GIVEN PROBLEM |
Write out, word for word, the stretch of lines beginning at the one with "Give me the React, TypeScript" and ending at the one with "const yTicks = [0, 100, 200, 300, 400, 500]", omitting the images.
***** EXTRACTED ENTRIES
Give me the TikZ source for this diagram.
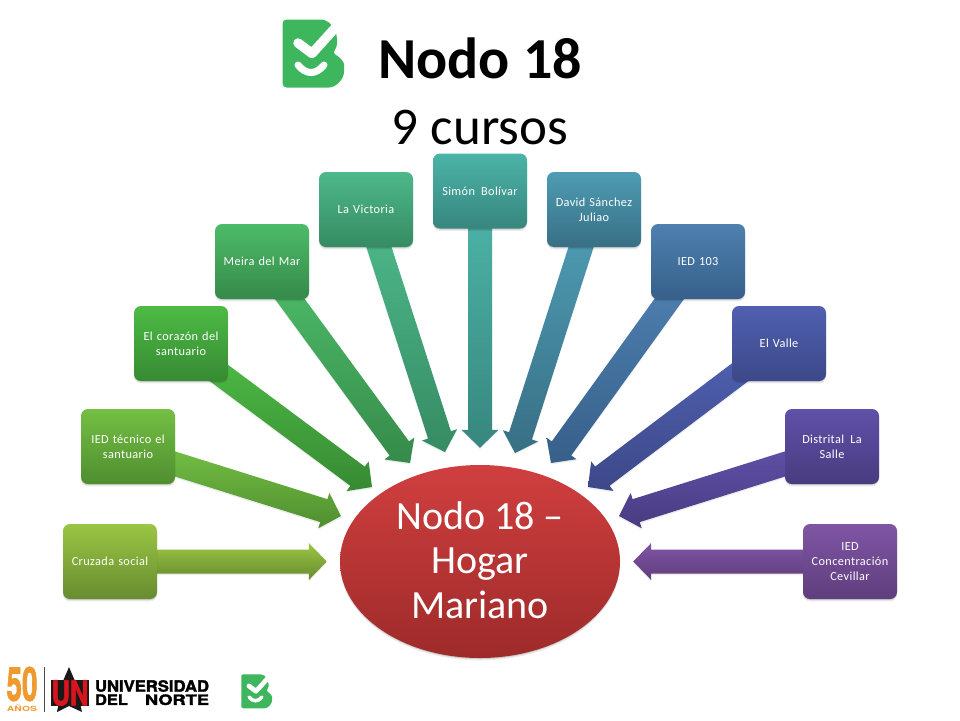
\documentclass[tikz,border=0pt]{standalone}
\usepackage{fontspec}
\setmainfont{Carlito}
\newfontfamily\boxfont[LetterSpace=3]{Carlito}
\newfontfamily\heros{TeX Gyre Heros}
\newfontfamily\herosfat[FakeBold=2]{TeX Gyre Heros Bold}
\usetikzlibrary{calc,shadows,backgrounds,shapes.geometric}
\definecolor{logogreen}{HTML}{3DB65D}
\definecolor{cA}{HTML}{9BC544}\definecolor{dA}{HTML}{678C2F}
\definecolor{cB}{HTML}{74BF44}\definecolor{dB}{HTML}{4F8E2F}
\definecolor{cC}{HTML}{4DBB45}\definecolor{dC}{HTML}{378A33}
\definecolor{cD}{HTML}{4CBB68}\definecolor{dD}{HTML}{368A4A}
\definecolor{cE}{HTML}{4DB88A}\definecolor{dE}{HTML}{368B63}
\definecolor{cF}{HTML}{4CB3A8}\definecolor{dF}{HTML}{37877E}
\definecolor{cG}{HTML}{4E9CB3}\definecolor{dG}{HTML}{386F85}
\definecolor{cH}{HTML}{4E80B0}\definecolor{dH}{HTML}{37608A}
\definecolor{cI}{HTML}{5060B0}\definecolor{dI}{HTML}{3C4888}
\definecolor{cJ}{HTML}{6050A8}\definecolor{dJ}{HTML}{483C80}
\definecolor{cK}{HTML}{8055A5}\definecolor{dK}{HTML}{5E3E7C}
\definecolor{hubtop}{HTML}{D03F3F}\definecolor{hubbot}{HTML}{9E2A2A}
\definecolor{unorange}{HTML}{EE9A2E}
\definecolor{unred}{HTML}{D8141C}
\tikzset{
  softshadow/.style={
    general shadow={shadow xshift=0pt,shadow yshift=-1pt,opacity=.12,fill=black},
    general shadow={shadow xshift=0pt,shadow yshift=-2.4pt,opacity=.08,fill=black}},
  faintshadow/.style={general shadow={shadow xshift=0pt,shadow yshift=-1.5pt,opacity=.07,fill=black}},
  schoolbox/.style n args={2}{rectangle,rounded corners=7pt,minimum width=94pt,minimum height=75pt,
    inner sep=0pt,text width=90pt,align=center,text=white,top color=#1,bottom color=#2,softshadow,
    font=\boxfont\fontsize{12.3}{15}\selectfont},
  fatarrow/.style n args={2}{top color=#1,bottom color=#2,faintshadow}
}
\newcommand\fatarrow[4]{%
  \coordinate (neck) at ($(#2)!18pt!(#1)$);
  \coordinate (tail) at ($(#1)!-20pt!(#2)$);
  \path[fatarrow={#3}{#4}]
    ($(tail)!12pt!90:(#2)$) -- ($(neck)!12pt!90:(#2)$) -- ($(neck)!18.5pt!90:(#2)$) -- (#2)
    -- ($(neck)!18.5pt!-90:(#2)$) -- ($(neck)!12pt!-90:(#2)$) -- ($(tail)!12pt!-90:(#2)$) -- cycle;}
\newcommand\checklogo[3]{%
  \begin{scope}[shift={(#1,#2)},scale=#3]
    \fill[logogreen,rounded corners=#3*4pt] (0.5,0.5) -- (43,0.5) -- (50,6) -- (55,16) -- (55,29) -- (50,34)
      .. controls (58,38) and (62,43) .. (62,49)
      .. controls (62,60) and (54,68.5) .. (43,68.5) -- (0.5,68.5) -- cycle;
    \draw[white,line width=#3*9.5pt,line cap=round,line join=round] (16,24) -- (30,34.5) -- (54,8);
    \draw[white,line width=#3*7pt,line cap=round] (16,46) .. controls (24,56) and (34,56) .. (42,46);
  \end{scope}}
\begin{document}
\begin{tikzpicture}[x=1pt,y=-1pt]
\useasboundingbox (0,0) rectangle (960,720);
\checklogo{282}{19}{1}
\node[font=\bfseries\fontsize{58}{58}\selectfont,inner sep=0pt] (title) at (480,58) {Nodo 18};
\node[font=\fontsize{53}{53}\selectfont,inner sep=0pt] (subtitle) at (480,127) {9 cursos};
% boxes
\node[schoolbox={cA}{dA}] (cruzada) at (110,561.5) {Cruzada social};
\node[schoolbox={cB}{dB}] (tecnico) at (128,446.5) {IED técnico el\\santuario};
\node[schoolbox={cC}{dC}] (corazon) at (181,343.5) {El corazón del\\santuario};
\node[schoolbox={cD}{dD}] (meira) at (262,261.5) {Meira del Mar};
\node[schoolbox={cE}{dE}] (victoria) at (366,209.5) {La Victoria};
\node[schoolbox={cF}{dF}] (simon) at (480,191) {Simón\, Bolívar};
\node[schoolbox={cG}{dG}] (david) at (594,209.5) {David Sánchez\\Juliao};
\node[schoolbox={cH}{dH}] (ied) at (698,261.5) {IED 103};
\node[schoolbox={cI}{dI}] (valle) at (779,343.5) {El Valle};
\node[schoolbox={cJ}{dJ}] (salle) at (832,446.5) {Distrital\, La\\Salle};
\node[schoolbox={cK}{dK}] (cevillar) at (850,561.5) {IED\\Concentración\\Cevillar};
% hub
\node[ellipse,minimum width=280pt,minimum height=193pt,inner sep=0pt,top color=hubtop,bottom color=hubbot,
  softshadow,text=white,align=center] (hub) at (480,561.5) {};
\node[text=white,align=center,inner sep=0pt,font=\fontsize{40}{44.5}\selectfont] (hubtext) at (480,560)
  {Nodo 18 --\\Hogar\\Mariano};
% connector ends
\coordinate (s1) at (cruzada.east);
\coordinate (s2) at ($(tecnico.east)+(0,17.5)$);
\coordinate (s3) at ($(corazon.south east)+(-9,-8)$);
\coordinate (s4) at ($(meira.south)+(28,0)$);
\coordinate (s5) at ($(victoria.south)+(13,0)$);
\coordinate (s6) at (simon.south);
\coordinate (s7) at ($(david.south)+(-13,0)$);
\coordinate (s8) at ($(ied.south)+(-29,0)$);
\coordinate (s9) at ($(valle.south west)+(7,-8)$);
\coordinate (s10) at ($(salle.west)+(0,17.5)$);
\coordinate (s11) at (cevillar.west);
\coordinate (t1) at ($(hub.west)+(-13,0)$);
\coordinate (t2) at ($(hub.center)+(-139,-45.5)$);
\coordinate (t3) at ($(hub.center)+(-108,-74.5)$);
\coordinate (t4) at ($(hub.center)+(-70,-98.5)$);
\coordinate (t5) at ($(hub.center)+(-35,-109.5)$);
\coordinate (t6) at ($(hub.north)+(0,-17)$);
\coordinate (t7) at ($(hub.center)+(35,-108.5)$);
\coordinate (t8) at ($(hub.center)+(71,-98.5)$);
\coordinate (t9) at ($(hub.center)+(108,-74.5)$);
\coordinate (t10) at ($(hub.center)+(139,-45.5)$);
\coordinate (t11) at ($(hub.east)+(13,0)$);
\begin{scope}[on background layer]
\fatarrow{s1}{t1}{cA}{dA}
\fatarrow{s2}{t2}{cB}{dB}
\fatarrow{s3}{t3}{cC}{dC}
\fatarrow{s4}{t4}{cD}{dD}
\fatarrow{s5}{t5}{cE}{dE}
\fatarrow{s6}{t6}{cF}{dF}
\fatarrow{s7}{t7}{cG}{dG}
\fatarrow{s8}{t8}{cH}{dH}
\fatarrow{s9}{t9}{cI}{dI}
\fatarrow{s10}{t10}{cJ}{dJ}
\fatarrow{s11}{t11}{cK}{dK}
\end{scope}
% footer logos
\node[inner sep=0pt,text=unorange] (fifty) at (22,684) {\resizebox{31pt}{34pt}{\herosfat 50}};
\node[inner sep=0pt,text=unorange,font=\heros\bfseries] (anos) at (22,708.5) {\resizebox{30pt}{6.5pt}{AÑOS}};
\draw[black!70,line width=.7pt] (44,667) -- (44,712);
\fill[black!90] (69,667) -- (75,681) -- (82,712) -- (69,706) -- (57,712) -- (63,681) -- cycle;
\node[rectangle,fill=black!90,minimum width=38pt,minimum height=26pt,inner sep=0pt] (unbox) at (70,693) {};
\node[inner sep=0pt,text=unred] (un) at (70,693) {\resizebox{37pt}{25pt}{\herosfat UN}};
\node[inner sep=0pt] (uni) at (152,686) {\resizebox{114pt}{11.5pt}{\herosfat\fontsize{10}{10}\selectfont UNIVERSIDAD}};
\node[inner sep=0pt] (del) at (111.5,699.7) {\resizebox{33pt}{10.5pt}{\herosfat\fontsize{10}{10}\selectfont DEL}};
\node[inner sep=0pt] (norte) at (177,699.7) {\resizebox{64pt}{10.5pt}{\herosfat\fontsize{10}{10}\selectfont NORTE}};
\checklogo{241}{674}{0.5}
\end{tikzpicture}
\end{document}
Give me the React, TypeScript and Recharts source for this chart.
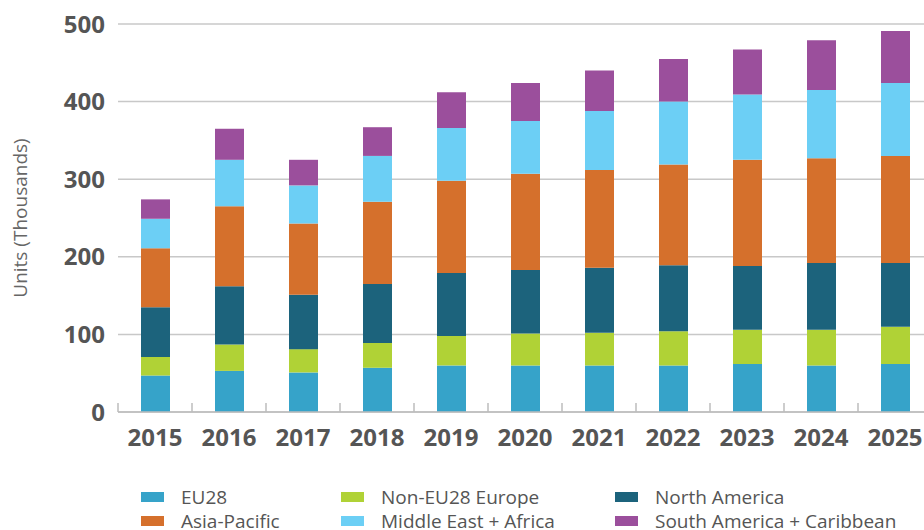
import React from "react"
import { BarChart, Bar, XAxis, YAxis, CartesianGrid } from "recharts"

const years = ["2015", "2016", "2017", "2018", "2019", "2020", "2021", "2022", "2023", "2024", "2025"]
const eu28 = [47, 53, 51, 57, 60, 60, 60, 60, 62, 60, 62]
const nonEu28 = [24, 34, 30, 32, 38, 41, 42, 44, 44, 46, 48]
const northAmerica = [64, 75, 70, 76, 81, 82, 84, 85, 82, 86, 82]
const asiaPacific = [76, 103, 92, 106, 119, 124, 126, 130, 137, 135, 138]
const middleEastAfrica = [38, 60, 49, 59, 68, 68, 76, 81, 84, 88, 94]
const southAmerica = [25, 40, 33, 37, 46, 49, 52, 55, 58, 64, 67]
const yTicks = [0, 100, 200, 300, 400, 500]

const SERIES = [
  { key: "eu28", name: "EU28", color: "#36a3c9", values: eu28 },
  { key: "nonEu28", name: "Non-EU28 Europe", color: "#b0d236", values: nonEu28 },
  { key: "northAmerica", name: "North America", color: "#1c637c", values: northAmerica },
  { key: "asiaPacific", name: "Asia-Pacific", color: "#d5702c", values: asiaPacific },
  { key: "middleEastAfrica", name: "Middle East + Africa", color: "#6ccff5", values: middleEastAfrica },
  { key: "southAmerica", name: "South America + Caribbean", color: "#9b4f9c", values: southAmerica },
]

const data = years.map((year, i) => {
  const row: Record<string, string | number> = { year }
  SERIES.forEach((s) => (row[s.key] = s.values[i]))
  return row
})

// legend order: row by row, three columns
const LEGEND_COLUMNS = [
  [SERIES[0], SERIES[3]],
  [SERIES[1], SERIES[4]],
  [SERIES[2], SERIES[5]],
]

const FONT = "'Open Sans', sans-serif"
const BAND = 74

const YearTick = (props: any) => {
  const { x, y, payload } = props
  return (
    <g>
      <line x1={x - BAND / 2} x2={x - BAND / 2} y1={y} y2={y - 9} stroke="#bdbdbd" strokeWidth={1.5} />
      <text
        x={x}
        y={y + 34}
        textAnchor="middle"
        fill="#555"
        fontSize={24}
        fontWeight={700}
        fontFamily={FONT}
      >
        {payload.value}
      </text>
    </g>
  )
}

const AxisTitle = (props: any) => {
  const { viewBox } = props
  const cx = 20
  const cy = viewBox.y + viewBox.height / 2
  return (
    <text
      x={cx}
      y={cy}
      transform={`rotate(-90 ${cx} ${cy})`}
      textAnchor="middle"
      dominantBaseline="central"
      fill="#666"
      fontSize={19}
      fontFamily={FONT}
    >
      Units (Thousands)
    </text>
  )
}

export default function App() {
  return (
    <div style={{ position: "absolute", left: 0, top: 0, width: 924, height: 530, overflow: "hidden" }}>
      <BarChart
        width={940}
        height={530}
        data={data}
        margin={{ top: 24, right: 8, bottom: 0, left: 0 }}
      >
        <CartesianGrid vertical={false} stroke="#c8c8c8" strokeWidth={1.5} />
        <XAxis
          dataKey="year"
          height={118}
          axisLine={{ stroke: "#bdbdbd", strokeWidth: 1.5 }}
          tickLine={false}
          tickSize={0}
          tickMargin={0}
          interval={0}
          tick={<YearTick />}
        />
        <YAxis
          width={118}
          domain={[0, 500]}
          ticks={yTicks}
          axisLine={false}
          tickLine={false}
          tickSize={0}
          tickMargin={13}
          tick={{ fill: "#555", fontSize: 24, fontWeight: 700, fontFamily: FONT }}
          label={<AxisTitle />}
        />
        {SERIES.map((s) => (
          <Bar
            key={s.key}
            dataKey={s.key}
            name={s.name}
            stackId="total"
            fill={s.color}
            barSize={29}
            isAnimationActive={false}
          />
        ))}
      </BarChart>
      <div
        style={{
          position: "absolute",
          left: 141,
          top: 485,
          display: "flex",
          fontFamily: FONT,
          fontSize: 19,
          color: "#555",
          whiteSpace: "nowrap",
        }}
      >
        {LEGEND_COLUMNS.map((col, ci) => (
          <div key={ci} style={{ width: ci === 0 ? 200 : ci === 1 ? 274 : 300 }}>
            {col.map((s) => (
              <div key={s.key} style={{ display: "flex", alignItems: "center", height: 24 }}>
                <span style={{ width: 23, height: 10, background: s.color, marginRight: 17, flexShrink: 0 }} />
                <span style={{ lineHeight: "24px" }}>{s.name}</span>
              </div>
            ))}
          </div>
        ))}
      </div>
    </div>
  )
}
**********
SOLUTION BELOW |
Give me the React, TypeScript and Recharts source for this chart.
import React from "react"
import { BarChart, Bar, XAxis, YAxis, CartesianGrid } from "recharts"

const years = ["2015", "2016", "2017", "2018", "2019", "2020", "2021", "2022", "2023", "2024", "2025"]
const eu28 = [47, 53, 51, 57, 60, 60, 60, 60, 62, 60, 62]
const nonEu28 = [24, 34, 30, 32, 38, 41, 42, 44, 44, 46, 48]
const northAmerica = [64, 75, 70, 76, 81, 82, 84, 85, 82, 86, 82]
const asiaPacific = [76, 103, 92, 106, 119, 124, 126, 130, 137, 135, 138]
const middleEastAfrica = [38, 60, 49, 59, 68, 68, 76, 81, 84, 88, 94]
const southAmerica = [25, 40, 33, 37, 46, 49, 52, 55, 58, 64, 67]
const yTicks = [0, 100, 200, 300, 400, 500]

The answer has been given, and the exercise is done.